_Exercise requirements_
In the listing that follows, retype every line from the first through the one containing "import pandas as pd". Pictures are to be left out.

_Given information_
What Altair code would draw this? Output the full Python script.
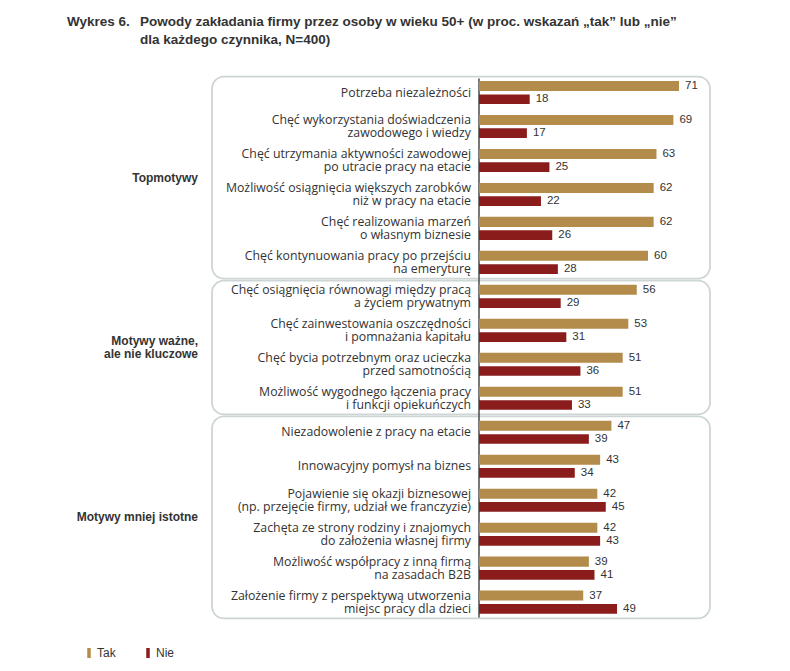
import altair as alt
import pandas as pd

# ---- data ----
items = [
    "Potrzeba niezależności",
    "Chęć wykorzystania doświadczenia\nzawodowego i wiedzy",
    "Chęć utrzymania aktywności zawodowej\npo utracie pracy na etacie",
    "Możliwość osiągnięcia większych zarobków\nniż w pracy na etacie",
    "Chęć realizowania marzeń\no własnym biznesie",
    "Chęć kontynuowania pracy po przejściu\nna emeryturę",
    "Chęć osiągnięcia równowagi między pracą\na życiem prywatnym",
    "Chęć zainwestowania oszczędności\ni pomnażania kapitału",
    "Chęć bycia potrzebnym oraz ucieczka\nprzed samotnością",
    "Możliwość wygodnego łączenia pracy\ni funkcji opiekuńczych",
    "Niezadowolenie z pracy na etacie",
    "Innowacyjny pomysł na biznes",
    "Pojawienie się okazji biznesowej\n(np. przejęcie firmy, udział we franczyzie)",
    "Zachęta ze strony rodziny i znajomych\ndo założenia własnej firmy",
    "Możliwość współpracy z inną firmą\nna zasadach B2B",
    "Założenie firmy z perspektywą utworzenia\nmiejsc pracy dla dzieci",
]
tak = [71, 69, 63, 62, 62, 60, 56, 53, 51, 51, 47, 43, 42, 42, 39, 37]
nie = [18, 17, 25, 22, 26, 28, 29, 31, 36, 33, 39, 34, 45, 43, 41, 49]
groups = ["Topmotywy", "Motywy ważne,\nale nie kluczowe", "Motywy mniej istotne"]
group_sizes = [6, 4, 6]
series = ["Tak", "Nie"]
colors = ["#B38B4B", "#8B1C1C"]
title_lead = "Wykres 6."
title_lines = "Powody zakładania firmy przez osoby w wieku 50+ (w proc. wskazań „tak” lub „nie”\ndla każdego czynnika, N=400)"

# ---- scales ----
XMIN, XMAX = -94.78, 82.0
YMIN, YMAX = -0.55, 15.55
TXT = "#333333"
W, H = 498, 547
LINE_SHIFT = 0.2  # half a text line, in row units

# ---- tables ----
rows = []
for i, (t, n) in enumerate(zip(tak, nie)):
    rows.append({"idx": i, "series": "Tak", "value": t, "zero": 0,
                 "y0": i - 0.345, "y1": i - 0.05, "pos": i - 0.2})
    rows.append({"idx": i, "series": "Nie", "value": n, "zero": 0,
                 "y0": i + 0.05, "y1": i + 0.335, "pos": i + 0.19})
bars = pd.DataFrame(rows)
labels = pd.DataFrame({
    "item": items,
    "zero": 0,
    "ly": [i - LINE_SHIFT * lab.count("\n") for i, lab in enumerate(items)],
})

grows = []
start = 0
for g, s in zip(groups, group_sizes):
    first, last = start, start + s - 1
    mid = (first + last) / 2
    grows.append({"group": g, "top": first - 0.47, "bottom": last + 0.47,
                  "gy": mid - LINE_SHIFT * g.count("\n"), "xl": XMIN, "xr": XMAX})
    start += s
gdf = pd.DataFrame(grows)
axis_df = pd.DataFrame({"zero": [0], "ya": [-0.42], "yb": [len(items) - 1 + 0.45]})
tdf = pd.DataFrame({"lead": [title_lead], "rest": [title_lines], "xl": [XMIN], "yt": [YMIN]})

xs = alt.Scale(domain=[XMIN, XMAX], nice=False, zero=False)
ys = alt.Scale(domain=[YMIN, YMAX], nice=False, zero=False, reverse=True)


def X(f):
    return alt.X(f, scale=xs, axis=None)


def Y(f):
    return alt.Y(f, scale=ys, axis=None)


boxes = alt.Chart(gdf).mark_rect(
    cornerRadius=12, fill="white", stroke="#CDD5D5", strokeWidth=1.8
).encode(x=X("xl:Q"), x2="xr:Q", y=Y("top:Q"), y2="bottom:Q")

glabels = alt.Chart(gdf).mark_text(
    align="right", baseline="middle", fontWeight="bold", font="Liberation Sans",
    fontSize=12, color=TXT, lineBreak="\n", lineHeight=13.5, dx=-14
).encode(x=X("xl:Q"), y=Y("gy:Q"), text="group:N")

axis_rule = alt.Chart(axis_df).mark_rule(color="#4A4A4A", strokeWidth=1.5).encode(
    x=X("zero:Q"), y=Y("ya:Q"), y2="yb:Q"
)

barlayer = alt.Chart(bars).mark_rect().encode(
    x=X("zero:Q"), x2="value:Q", y=Y("y0:Q"), y2="y1:Q",
    color=alt.Color(
        "series:N",
        scale=alt.Scale(domain=series, range=colors),
        legend=alt.Legend(
            title=None, orient="none", direction="horizontal",
            legendX=-129, legendY=573,
            symbolType="M-0.35,-1H0.35V1H-0.35Z", symbolSize=100,
            symbolStrokeWidth=0, labelFont="Liberation Sans", labelFontSize=12,
            labelColor=TXT, columnPadding=26, labelOffset=2,
        ),
    ),
)

values = alt.Chart(bars).mark_text(
    align="left", baseline="middle", dx=6, font="Liberation Sans", fontSize=11.5, color=TXT
).encode(x=X("value:Q"), y=Y("pos:Q"), text="value:Q")

itemlabels = alt.Chart(labels).mark_text(
    align="right", baseline="middle", dx=-8, font="Open Sans", fontSize=12.3,
    color=TXT, lineBreak="\n", lineHeight=13.5
).encode(x=X("zero:Q"), y=Y("ly:Q"), text="item:N")

t1 = alt.Chart(tdf).mark_text(
    align="left", baseline="top", font="Liberation Sans", fontWeight="bold",
    fontSize=13.5, color=TXT, dx=-145, dy=-59
).encode(x=X("xl:Q"), y=Y("yt:Q"), text="lead:N")

t2 = alt.Chart(tdf).mark_text(
    align="left", baseline="top", font="Liberation Sans", fontWeight="bold",
    fontSize=13.5, color=TXT, lineBreak="\n", lineHeight=18, dx=-72, dy=-59
).encode(x=X("xl:Q"), y=Y("yt:Q"), text="rest:N")

chart = alt.layer(boxes, glabels, axis_rule, barlayer, values, itemlabels, t1, t2).properties(
    width=W, height=H,
    background="white",
    autosize=alt.AutoSizeParams(type="none"),
    padding={"left": 204, "top": 66, "right": 60, "bottom": 50},
).configure_view(stroke=None)

chart.save("out.html", embed_options={"renderer": "svg", "actions": False})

_Output of the task_
What Altair code would draw this? Output the full Python script.
import altair as alt
import pandas as pd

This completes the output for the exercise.